The American pioneer was above all else committed to the accumulation of wealth and property, and constantly sought out new ways for material self-improvement. Frontier culture gravitated solely around the "Almighty Dollar," and profit was "the end and aim of their lives, their daily and nightly thought." Even the frontier vernacular was peppered with such phrases as "I calculate," " reckon," and other terms borrowed from the language of business. Frontier settlers were constantly moving: it was common to buy a small farm, sell it as soon as it became profitable, and move West in search of larger acreages.[30]

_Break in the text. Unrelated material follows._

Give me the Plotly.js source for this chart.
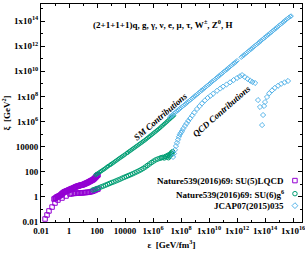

By the very nature of these migrations, most Western settlements were transitory. Towns, as in the Roman era, would begin as a small cluster of tents where traders and land speculators would set up shop. Soon the settlement might rise into a large town, only for a subsequent surge of migration to depopulate it, or turn it into a `ghost-town.' Hamilton Wicks, who participated in an 1889 rush for free federal land in Oklahoma, described the birth of a town created by thousands of land-hungry squatters who flooded into the region during the race for land: "Ten thousand people had `squatted' upon a square mile of virgin prairie that first afternoon, and as the myriad of white tents suddenly appeared upon the face of the country, it was as though a vast flock of huge white-winged birds had just settled down upon the hillsides and in valleys. Here indeed was a city laid out and populated in a day."[31] Much of Western land settlement and migration was fueled by land speculation. "The Westerner was a gambler, and so long as expansion went on the cards were stacked in his favor," noted historian Ray Allen Billington.[32] The vast amounts of unclaimed Western land offered huge opportunities to those who were willing to take a risk; a seemingly distant and "unimproved" plot of land could easily double or treble its value during a land rush. Often, as in the stock exchange, the amount of profit that one could earn by speculating in a piece of land far outweighed the dividend acquired by cultivating it. The historian Ray Allen Billington quotes a German traveler, who wrote of frontier mores, "He [the frontier settler] knows no devotion to the soil; to him the earth is merchandise just like anything else and if someone offers him a good price for it today, tomorrow he packs up what is left to him and sets out to seek a new home." Land was not sacrosanct to the Western settler or bound to his family, as it was to his European brother. For Western settlers, periodic movement was the rule rather than the exception.[33]